**TASK REQUIREMENTS**.
Nothing outside the range from the line with "Convert this chart to Apache ECharts code." to the line with "const years = ['2018', '2019', '2020', '2021', '2022']" belongs in the copy, and no pictures do either; repeat that range exactly.
________________
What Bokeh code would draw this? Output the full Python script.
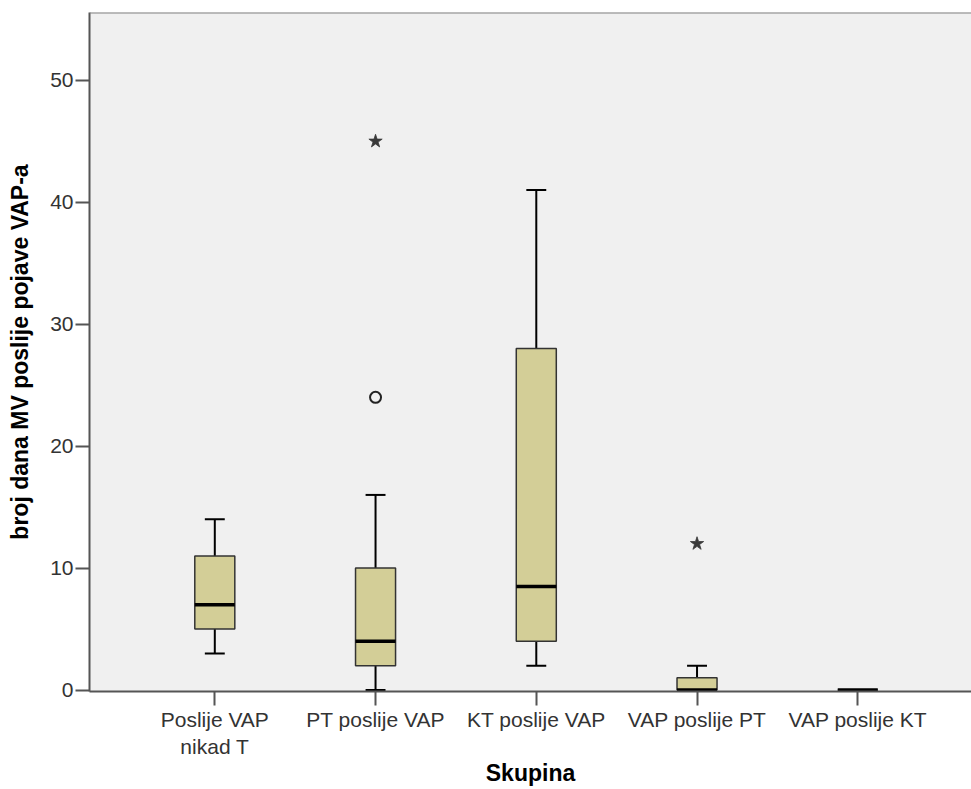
from bokeh.plotting import figure
from bokeh.models import FixedTicker, Range1d, Span
from bokeh.embed import file_html
from bokeh.resources import INLINE

# ---- data ----
groups = ["Poslije VAP\nnikad T", "PT poslije VAP", "KT poslije VAP", "VAP poslije PT", "VAP poslije KT"]
pos = [1, 2, 3, 4, 5]
lower = [3, 0, 2, 0, 0]
q1 = [5, 2, 4, 0, 0]
median = [7, 4, 8.5, 0, 0]
q3 = [11, 10, 28, 1, 0]
upper = [14, 16, 41, 2, 0]
outlier_x = [2]
outlier_y = [24]
extreme_x = [2, 4]
extreme_y = [45, 12]
y_ticks = [0, 10, 20, 30, 40, 50]

BOX_W = 0.249
CAP_W = 0.124
FILL = "#D3CE97"
FONT = "Liberation Sans"
Y_TOP = 55.56

p = figure(width=971, height=789, output_backend="svg", toolbar_location=None,
           x_range=Range1d(0.2205, 5.7075), y_range=Range1d(-0.12, Y_TOP),
           min_border_left=89, min_border_top=12, min_border_right=0, min_border_bottom=98)

p.background_fill_color = "#F0F0F0"
p.border_fill_color = "white"
p.outline_line_color = None
p.xgrid.grid_line_color = None
p.ygrid.grid_line_color = None

# whiskers
p.segment(x0=pos, y0=q3, x1=pos, y1=upper, line_color="black", line_width=2)
p.segment(x0=pos, y0=lower, x1=pos, y1=q1, line_color="black", line_width=2)
p.segment(x0=[x - CAP_W / 2 for x in pos], y0=upper, x1=[x + CAP_W / 2 for x in pos], y1=upper,
          line_color="black", line_width=2)
p.segment(x0=[x - CAP_W / 2 for x in pos], y0=lower, x1=[x + CAP_W / 2 for x in pos], y1=lower,
          line_color="black", line_width=2)
# boxes
p.vbar(x=pos, bottom=q1, top=q3, width=BOX_W, fill_color=FILL, line_color="#333333", line_width=1.5)
# medians
p.segment(x0=[x - BOX_W / 2 for x in pos], y0=median, x1=[x + BOX_W / 2 for x in pos], y1=median,
          line_color="black", line_width=3.5)
# outliers
p.scatter(x=outlier_x, y=outlier_y, marker="circle", size=11, fill_color=None,
          line_color="#222222", line_width=2)
p.scatter(x=extreme_x, y=extreme_y, marker="star", size=14, fill_color="#3a3a3a",
          line_color="#3a3a3a", line_width=0.8)

# top border
p.add_layout(Span(location=Y_TOP, dimension="width", line_color="#808080", line_width=2))

# axes
p.xaxis.ticker = FixedTicker(ticks=pos)
p.xaxis.major_label_overrides = {x: g for x, g in zip(pos, groups)}
p.yaxis.ticker = FixedTicker(ticks=y_ticks)
for ax in (p.xaxis, p.yaxis):
    ax.axis_line_color = "#555555"
    ax.axis_line_width = 2
    ax.major_tick_line_color = "#555555"
    ax.major_tick_line_width = 2
    ax.major_tick_out = 14
    ax.major_tick_in = 0
    ax.minor_tick_line_color = None
    ax.major_label_text_font = FONT
    ax.major_label_text_font_size = "21px"
    ax.major_label_text_color = "#333333"
    ax.axis_label_text_font = FONT
    ax.axis_label_text_font_size = "23px"
    ax.axis_label_text_font_style = "bold"
    ax.axis_label_text_color = "black"

p.xaxis.axis_label = "Skupina"
p.yaxis.axis_label = "broj dana MV poslije pojave VAP-a"
p.xaxis.major_label_standoff = 2
p.xaxis.axis_label_standoff = -1
p.yaxis.major_label_standoff = 2
p.yaxis.axis_label_standoff = 14

open("out.html", "w").write(file_html(p, INLINE))
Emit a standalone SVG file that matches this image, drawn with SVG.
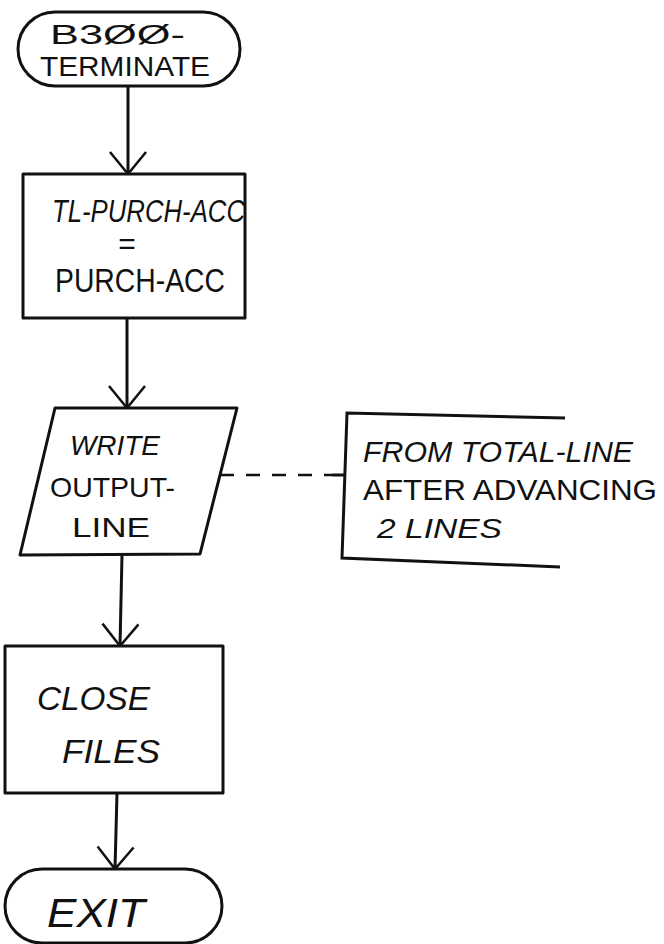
<svg xmlns="http://www.w3.org/2000/svg" width="664" height="944" viewBox="0 0 664 944">
<style>
.s{fill:#fff;stroke:#111;stroke-width:3;stroke-linejoin:round}
.c{fill:none;stroke:#111;stroke-width:3}
.d{fill:none;stroke:#111;stroke-width:2.5;stroke-dasharray:14 12}
text{font-family:"Liberation Sans","DejaVu Sans",sans-serif;fill:#111}
</style>
<defs>
<marker id="v" markerUnits="userSpaceOnUse" markerWidth="42" markerHeight="42" refX="38" refY="21" orient="auto">
<path d="M16,3 L38,21 L16,39" fill="none" stroke="#111" stroke-width="2.5"/>
</marker>
</defs>
<rect width="664" height="944" fill="#fff"/>
<g id="connectors">
<line class="c" x1="128" y1="87" x2="128" y2="174" marker-end="url(#v)"/>
<line class="c" x1="127" y1="318" x2="127" y2="408" marker-end="url(#v)"/>
<line class="c" x1="122" y1="555" x2="120" y2="646" marker-end="url(#v)"/>
<line class="c" x1="117" y1="793" x2="115" y2="869" marker-end="url(#v)"/>
<line class="d" x1="220" y1="475" x2="332" y2="475"/>
</g>
<g id="start">
<rect class="s" x="18" y="12" width="222" height="74" rx="37"/>
<text x="50" y="44" font-size="27" textLength="135" lengthAdjust="spacingAndGlyphs">B3ØØ-</text>
<text x="40" y="76" font-size="27" textLength="170" lengthAdjust="spacingAndGlyphs">TERMINATE</text>
</g>
<g id="assign">
<rect class="s" x="23" y="174" width="222" height="144"/>
<text x="52" y="222" font-size="31" font-style="italic" textLength="193" lengthAdjust="spacingAndGlyphs">TL-PURCH-ACC</text>
<text x="127" y="254" font-size="30" text-anchor="middle">=</text>
<text x="55" y="292" font-size="33" textLength="170" lengthAdjust="spacingAndGlyphs">PURCH-ACC</text>
</g>
<g id="write">
<polygon class="s" points="55,408 237,408 200,554 20,555"/>
<text x="70" y="455" font-size="27" font-style="italic" textLength="90" lengthAdjust="spacingAndGlyphs">WRITE</text>
<text x="50" y="497" font-size="28" textLength="125" lengthAdjust="spacingAndGlyphs">OUTPUT-</text>
<text x="72" y="537" font-size="28" textLength="78" lengthAdjust="spacingAndGlyphs">LINE</text>
</g>
<g id="note">
<path class="c" d="M565,418 L347,413 L342,558 L560,567"/>
<line class="c" x1="332" y1="475" x2="345" y2="475"/>
<text x="363" y="462" font-size="29" font-style="italic" textLength="270" lengthAdjust="spacingAndGlyphs">FROM TOTAL-LINE</text>
<text x="363" y="500" font-size="29" textLength="294" lengthAdjust="spacingAndGlyphs">AFTER ADVANCING</text>
<text x="377" y="538" font-size="28" font-style="italic" textLength="125" lengthAdjust="spacingAndGlyphs">2 LINES</text>
</g>
<g id="close">
<rect class="s" x="5" y="646" width="218" height="147"/>
<text x="37" y="710" font-size="34" font-style="italic" textLength="113" lengthAdjust="spacingAndGlyphs">CLOSE</text>
<text x="62" y="763" font-size="34" font-style="italic" textLength="98" lengthAdjust="spacingAndGlyphs">FILES</text>
</g>
<g id="exit">
<rect class="s" x="5" y="869" width="217" height="74" rx="37"/>
<text x="47" y="927" font-size="40" font-style="italic" textLength="98" lengthAdjust="spacingAndGlyphs">EXIT</text>
</g>
</svg>
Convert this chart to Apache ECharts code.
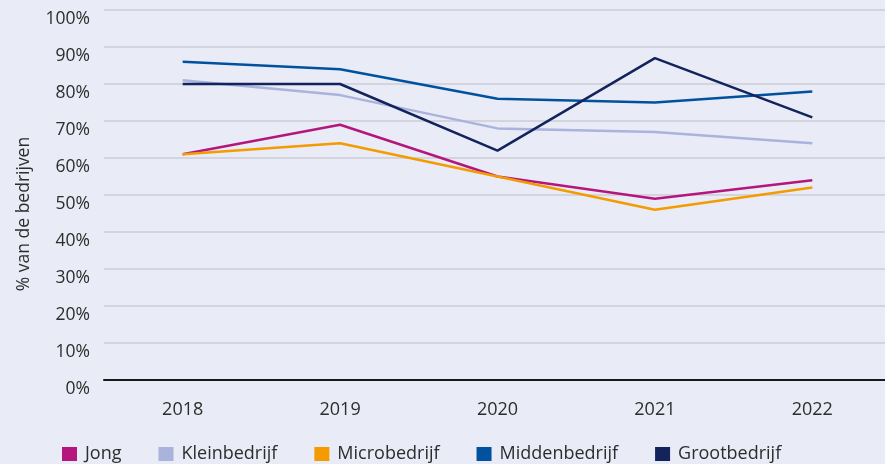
<!DOCTYPE html>
<html>
<head>
<meta charset="utf-8">
<script src="https://cdn.jsdelivr.net/npm/echarts@6/dist/echarts.min.js"></script>
<style>
  html, body { margin: 0; padding: 0; background: #e9ebf6; }
  #chart { width: 885px; height: 464px; }
</style>
</head>
<body>
<div id="chart"></div>
<script>
// jaren op de x-as
const years = ['2018', '2019', '2020', '2021', '2022']

// % van de bedrijven per groep
const jong = [61, 69, 55, 49, 54]
const kleinbedrijf = [81, 77, 68, 67, 64]
const microbedrijf = [61, 64, 55, 46, 52]
const middenbedrijf = [86, 84, 76, 75, 78]
const grootbedrijf = [80, 80, 62, 87, 71]

const seriesNames = ['Jong', 'Kleinbedrijf', 'Microbedrijf', 'Middenbedrijf', 'Grootbedrijf']
const seriesData = [jong, kleinbedrijf, microbedrijf, middenbedrijf, grootbedrijf]
const colors = ['#b5167e', '#a9b3dc', '#f49b00', '#00529f', '#13235b']

const font = '"Open Sans", sans-serif'
const textColor = '#2d2d2d'

const chart = echarts.init(document.getElementById('chart'))

chart.setOption({
  backgroundColor: '#e9ebf6',
  animation: false,
  color: colors,
  grid: {
    left: 104,
    right: -6,
    top: 10,
    bottom: 84,
    outerBoundsMode: 'none',
    containLabel: false
  },
  legend: {
    left: 62,
    top: 445,
    padding: 0,
    itemWidth: 15,
    itemHeight: 14,
    itemGap: 37,
    icon: 'rect',
    textStyle: { fontFamily: font, fontSize: 18, color: textColor, padding: [0, 0, 0, 3] },
    data: seriesNames
  },
  xAxis: {
    type: 'category',
    data: years,
    boundaryGap: true,
    axisLine: { show: true, lineStyle: { color: '#1a1a1a', width: 2 } },
    axisTick: { show: false },
    axisLabel: { margin: 21, fontFamily: font, fontSize: 18, color: textColor }
  },
  yAxis: {
    type: 'value',
    min: 0,
    max: 100,
    interval: 10,
    name: '% van de bedrijven',
    nameLocation: 'middle',
    nameGap: 71,
    nameTextStyle: { fontFamily: font, fontSize: 17.5, color: textColor, padding: [0, 38, 0, 0] },
    axisLine: { show: false },
    axisTick: { show: false },
    splitLine: { lineStyle: { color: '#cdcdd6', width: 1.5 } },
    axisLabel: {
      margin: 14,
      fontFamily: font,
      fontSize: 17.5,
      color: textColor,
      verticalAlign: 'top',
      formatter: v => v + '%'
    }
  },
  series: seriesNames.map((name, i) => ({
    name: name,
    type: 'line',
    data: seriesData[i],
    symbol: 'none',
    lineStyle: { width: 2.5, color: colors[i] }
  }))
})
</script>
</body>
</html>
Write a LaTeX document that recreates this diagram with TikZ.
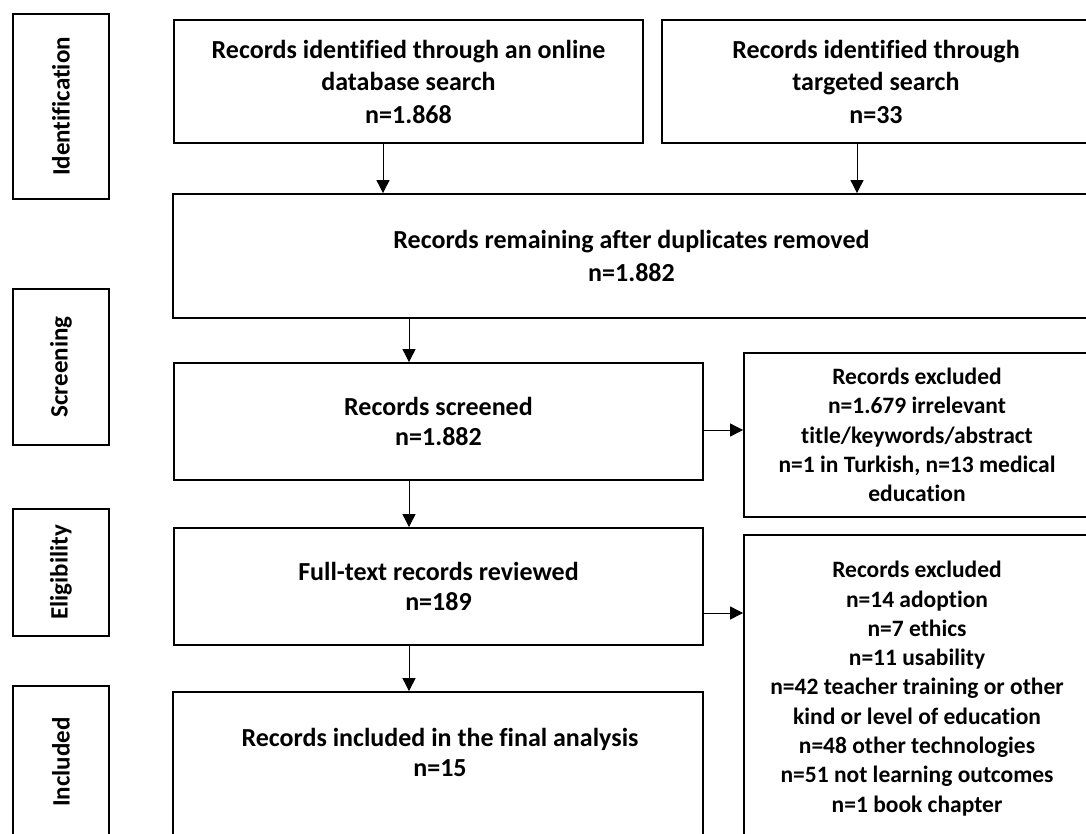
\documentclass[tikz,border=0pt]{standalone}
\usepackage{fontspec}
\setmainfont{Carlito}[Ligatures=NoCommon]
\usetikzlibrary{arrows.meta}
\tikzset{
  box/.style={draw=black, line width=1.8pt, inner sep=0pt, align=center, font=\fontsize{26}{32.5}\selectfont\bfseries},
  stepbox/.style={box, font=\fontsize{26}{30}\selectfont\bfseries},
  exbox/.style={box, font=\fontsize{23.5}{29.3}\selectfont\bfseries},
  phase/.style={draw=black, line width=1.8pt, inner sep=0pt, rotate=90, minimum height=96pt, font=\fontsize{25}{30}\selectfont\bfseries},
  txt/.style={inner sep=0pt, align=center, font=\fontsize{26}{30}\selectfont\bfseries},
  flow/.style={-{Triangle[length=13pt,width=13pt]}, line width=0.9pt},
}
\begin{document}
\begin{tikzpicture}[x=1pt,y=-1pt]
  \clip (0,0) rectangle (1086,834);
  \node[phase, minimum width=185pt] (ident) at (61,106.5) {Identification};
  \node[phase, minimum width=156pt] (screen) at (61,367) {Screening};
  \node[phase, minimum width=127pt] (elig) at (61,572.5) {Eligibility};
  \node[phase, minimum width=152pt] (incl) at (61,762) {Included};
  \node[box, minimum width=469pt, minimum height=123pt] (db) at (408.5,81.5) {Records identified through an online\\database search\\n=1.868};
  \node[box, minimum width=428pt, minimum height=123pt] (tgt) at (876,81.5) {Records identified through\\targeted search\\n=33};
  \node[box, minimum width=917pt, minimum height=124pt] (dup) at (631.5,256) {Records remaining after duplicates removed\\n=1.882};
  \node[stepbox, minimum width=529pt, minimum height=117pt] (scr) at (438.5,421.5) {Records screened\\n=1.882};
  \node[stepbox, minimum width=529pt, minimum height=117pt] (full) at (438.5,586.5) {Full-text records reviewed\\n=189};
  \node[box, minimum width=530pt, minimum height=158pt] (final) at (438,771) {};
  \node[txt] (finaltxt) at (440,752) {Records included in the final analysis\\n=15};
  \node[exbox, minimum width=346pt, minimum height=164pt] (ex1) at (917,435) {Records excluded\\n=1.679 irrelevant\\title/keywords/abstract\\n=1 in Turkish, n=13 medical\\education};
  \node[exbox, minimum width=346pt, minimum height=307pt] (ex2) at (917,688.5) {Records excluded\\n=14 adoption\\n=7 ethics\\n=11 usability\\n=42 teacher training or other\\kind or level of education\\n=48 other technologies\\n=51 not learning outcomes\\n=1 book chapter};
  \draw[flow] (db.south -| 383,0) -- (dup.north -| 383,0);
  \draw[flow] (tgt.south -| 857,0) -- (dup.north -| 857,0);
  \draw[flow] (dup.south -| 409,0) -- (scr.north -| 409,0);
  \draw[flow] (scr.south -| 409,0) -- (full.north -| 409,0);
  \draw[flow] (full.south -| 409,0) -- (final.north -| 409,0);
  \draw[flow] (scr.east |- 0,430) -- (ex1.west |- 0,430);
  \draw[flow] (full.east |- 0,613) -- (ex2.west |- 0,613);
\end{tikzpicture}
\end{document}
________________
**EXERCISE SOLUTION**.
Convert this chart to Apache ECharts code.
<!DOCTYPE html>
<html>
<head>
<meta charset="utf-8">
<script src="https://cdn.jsdelivr.net/npm/echarts@6/dist/echarts.min.js"></script>
<style>
  html, body { margin: 0; padding: 0; background: #e9ebf6; }
  #chart { width: 885px; height: 464px; }
</style>
</head>
<body>
<div id="chart"></div>
<script>
// jaren op de x-as
const years = ['2018', '2019', '2020', '2021', '2022']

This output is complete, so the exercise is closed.